Woody Harrelson plays a character called The Bartender (do you see what they did there?), the kind of role he can play in his sleep, and sometimes you’ll wonder if that’s just what he’s doing. As for Josh Hartnett, well, I’ve heard of character actors taking their jobs to extremes, but playing the part of The Drifter in the style of a Japanese theatre puppet is a little too much. Hartnett seems woefully miscast here, delivering his lines with as much cool as Jason Biggs wearing a pair of parachute pants and sporting a bandana - whilst breakdancing and drinking a can of Pepsi Twist - in a thong. Ron Perlman makes for an imposing presence, but with this and Season of the Witch under his belt, you get the impression that he’s waiting for the Sons of Anarchy to ride back into town. Demi Moore doesn’t have a lot to do, which is probably a good thing, but fans of Indecent Proposal will be overjoyed to see Woody and Demi back together again. Though I doubt very much that fans of romantic drama starring Robert Redford will be tuning in for this stale cartoon beat’ em up.

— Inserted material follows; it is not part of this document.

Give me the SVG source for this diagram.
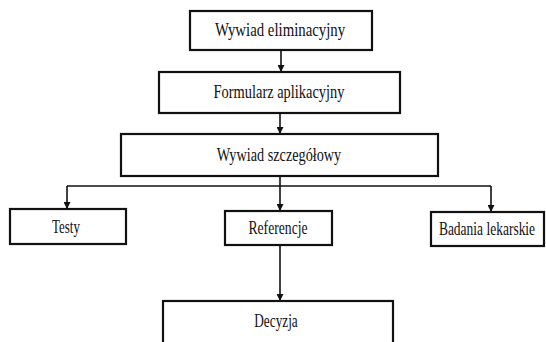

The Asian cast members are more enticing, but their delivery of the English dialogue can be a little wayward at times, much better are the scenes in which subtitles flash up like cartoon picture captions. Gackt (Moon Child) is mostly asked to play it cool, and he certainly does a better job than Josh Hartnett, I couldn’t tell if he was playing it straight or taking the piss. One thing’s for sure; his comedy moustache suggested the latter. Shun Sugata (Ichi the Killer) makes the most of his limited screen time but Emily Kaiho struggles with both the English dialogue and true conviction. Thankfully, this being a martial arts movie and all, they do look more comfortable when it comes to action choreography, and Bunraku delivers some spectacular action sequences along the way.
With distracting visuals, tight action choreography and a familiar blend of western/samurai mythology, Bunraku entertains on the most primitive of levels. The screenplay, performances and mishmash plotting take the edge off a fun night in, as does the generous running time, which tries too hard to please too many people. Guy Moshe should be applauded for creating a visually stunning landscape, but he glosses over the features that make a great movie shine – and the less said about the comedy sound effects the better.